繰り返すと、経済(あえて経済学ではないといっておこう)の論理から物事を見る訓練を受けている人たちの中は、キツい人達についてナイーブに考える段階を得ることもなく、経済の論理を受け入れ、感受性さえもそれに影響されてしまう人がいるようだ。

そういう人たちは(ちなみに文章は引用したけど、佐藤氏がそうだというわけではない)、ナイーブに顔をしかめることもなく、思考を一巡りすることもなく、さらりと、「政府は福祉をばらまくかもしれないし、手厚すぎる給付は福祉受給者の自立を損なうかもしれない。結果的に財政は膨張し、財政赤字が拡大しかねない。それはどうするんだ。」という。「グローバル資本主義は不可避である。解雇される人がでるかもしれないが、公企業赤字はどうするんだ。
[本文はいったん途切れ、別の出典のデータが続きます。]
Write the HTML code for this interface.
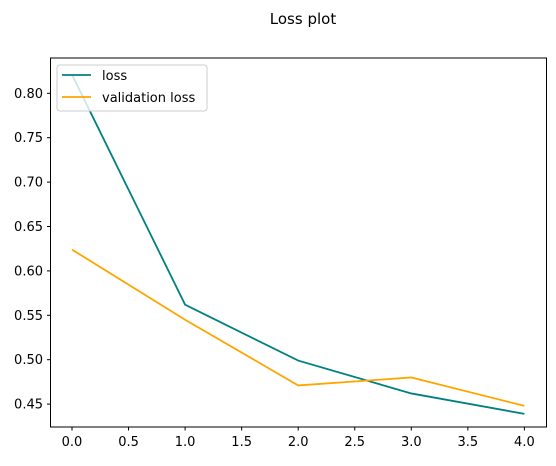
<!DOCTYPE html>
<html><head><meta charset="utf-8"><style>
body{margin:0;background:#fff;}
text{font-family:"DejaVu Sans","Liberation Sans",sans-serif;fill:#000;}
</style></head><body>
<svg id="c" width="556" height="461" xmlns="http://www.w3.org/2000/svg">
<text x="303" y="24" font-size="15" text-anchor="middle">Loss plot</text>
<g id="plot"></g>
<rect x="50.5" y="58" width="496" height="369" fill="none" stroke="#000" stroke-width="1"/>
<g>
<rect x="57" y="65" width="150" height="46" rx="3" fill="#fff" fill-opacity="0.8" stroke="#ccc"/>
<line x1="62" y1="75" x2="91" y2="75" stroke="#008080" stroke-width="1.8"/>
<text x="102" y="80" font-size="13">loss</text>
<line x1="62" y1="97" x2="91" y2="97" stroke="#FFA500" stroke-width="1.8"/>
<text x="102" y="102" font-size="13">validation loss</text>
</g>
</svg>
<script>
const epochs=[0,1,2,3,4];
const lossValues=[0.821,0.562,0.499,0.462,0.439];
const valLossValues=[0.624,0.545,0.471,0.480,0.448];
const xTicks=[0,0.5,1,1.5,2,2.5,3,3.5,4];
const xTickLabels=["0.0","0.5","1.0","1.5","2.0","2.5","3.0","3.5","4.0"];
const yTicks=[0.45,0.5,0.55,0.6,0.65,0.7,0.75,0.8];
const yTickLabels=["0.45","0.50","0.55","0.60","0.65","0.70","0.75","0.80"];

const NS="http://www.w3.org/2000/svg";
const g=document.getElementById('plot');
function xs(v){return 72+v*113.1;}
function ys(v){return 93.3-(v-0.8)*888;}
function mk(t,a){const e=document.createElementNS(NS,t);for(const k in a)e.setAttribute(k,a[k]);g.appendChild(e);return e;}
xTicks.forEach((v,i)=>{
  const l=mk('line',{x1:xs(v),x2:xs(v),y1:427,y2:430.5,stroke:'#000'});
  
  
  const t=mk('text',{x:xs(v),y:446,'font-size':'13','text-anchor':'middle'});
  t.textContent=xTickLabels[i];
  
  
});
yTicks.forEach((v,i)=>{
  const l=mk('line',{x1:47,x2:50.5,y1:ys(v),y2:ys(v),stroke:'#000'});
  
  
  const t=mk('text',{x:43,y:ys(v)+4.5,'font-size':'13','text-anchor':'end'});
  t.textContent=yTickLabels[i];
  
  
});
function line(vals,color,name){
  const p=mk('polyline',{points:vals.map((v,i)=>xs(epochs[i])+','+ys(v)).join(' '),fill:'none',stroke:color,'stroke-width':'1.8'});
  
  
}
line(lossValues,'#008080','loss-line');
line(valLossValues,'#FFA500','validation-loss-line');
</script>
</body></html>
将来につけをまわすのか。競争力が低下して日本が廃れてもいいのか。」という。

たしかに経済の論理としては正しいかもしれない。しかし、それを受け入れることがもたらすかもしれないキツさを受け入れるのは、キツくないのか。それはあなたが直接キツくなるわけではないからか。だとしたら、ナイーブなのはいったいどちらなのか。

最後にいうと、経済学の論理は、経済の論理とは違うはずだ。経済の論理と、それに対する違和感と、その葛藤を抱えながら、それでもなんとか経済社会を切り抜ける方法を考えるためのツールを、経済学は与えてくれるはずだし、与えてくれなければならない。そういうものを探すために経済学と付き合っている人もいる。

だけど経済(学)の論理に精通している多くの人は、経済の論理を相対化するだけの感受性と問題意識を持たないかに見える。経済学で経済の論理を学ぶのはいいことだが、そのまま経済の論理の代弁者になってしまっては経済学の名が泣く。

そういうことを考えると、大学の経済学部のカリキュラムがうんこに思えてくる。経済の論理を学ぶ最良の授業はあっても、それを相対化する手がかりを与えてくれる授業はなくなる一方だ。そして、公共政策大学院までもが、その流れを受け継いでしまっているかのようだ。

『政策エリートについて』
http://d.hatena.ne.jp/dojin/20050411
『政策大学院と官僚制と福祉』
http://d.hatena.ne.jp/dojin/20050417

とりとめもなくボヤきつくしたので終わります。